Denn irgendwann – wird es das letzte Mal sein.

Wir alle haben eine Mutter. Manche waren uns nah, andere eher wie von einem anderen Stern. Sie haben uns gefördert oder standen uns im Weg. Aber sie waren da – am Anfang unseres Lebens, und oft viel länger, als wir es wahrhaben. Ich bin dankbar für meine Mutter. Sie hatte es nicht leicht und war nicht immer einfach. Als Kind und Jugendliche habe ich mich durchaus mal über sie geärgert. Aber sie hat mich immer rückhaltlos unterstützt – ohne Bedingungen, ohne Forderungen, ohne Vorwürfe. Ich glaube, sie fand es gut, dass ich immer meinen eigenen Weg gegangen bin.
Meine Mutter bezeichnet sich selbst als dominant, ja. Aber sie nörgelt nicht, höchstens am Essen, wenn es ihr wirklich nicht schmeckt oder der Teller zu voll oder nicht schön angerichtet ist. Sie erwartet nicht, dass ich mich täglich melde. Und gerade dafür danke ich ihr. Für ihre Stärke, für ihre Klarheit, für ihre Liebe. Heute bin ich selbst Mutter. Ich habe mein Bestes gegeben. Auch meine Kinder werden nicht immer mit mir einverstanden gewesen sein. Aber vielleicht – irgendwann – werden sie spüren, was ich ihnen mitgegeben habe: Liebe, die leise ist. Halt, der nicht drängt.
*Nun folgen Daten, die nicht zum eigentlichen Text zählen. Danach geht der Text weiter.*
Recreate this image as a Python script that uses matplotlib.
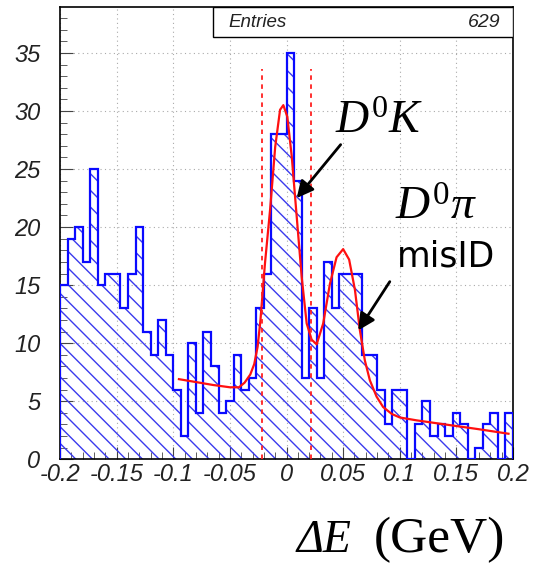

Und ein Vertrauen, das für immer bleibt. Ich möchte auch eine Mutter sein, die nicht fordert, sondern einfach für ihre Kinder da ist - ein Leben lang. Dieses Gedicht ist für meine Mutter. Und für alle Mütter, Menschen mit eigenen Herausforderungen und einem großen Herzen - die alles gegeben und für uns mit ihrer Liebe da waren und vielleicht sogar noch da sind.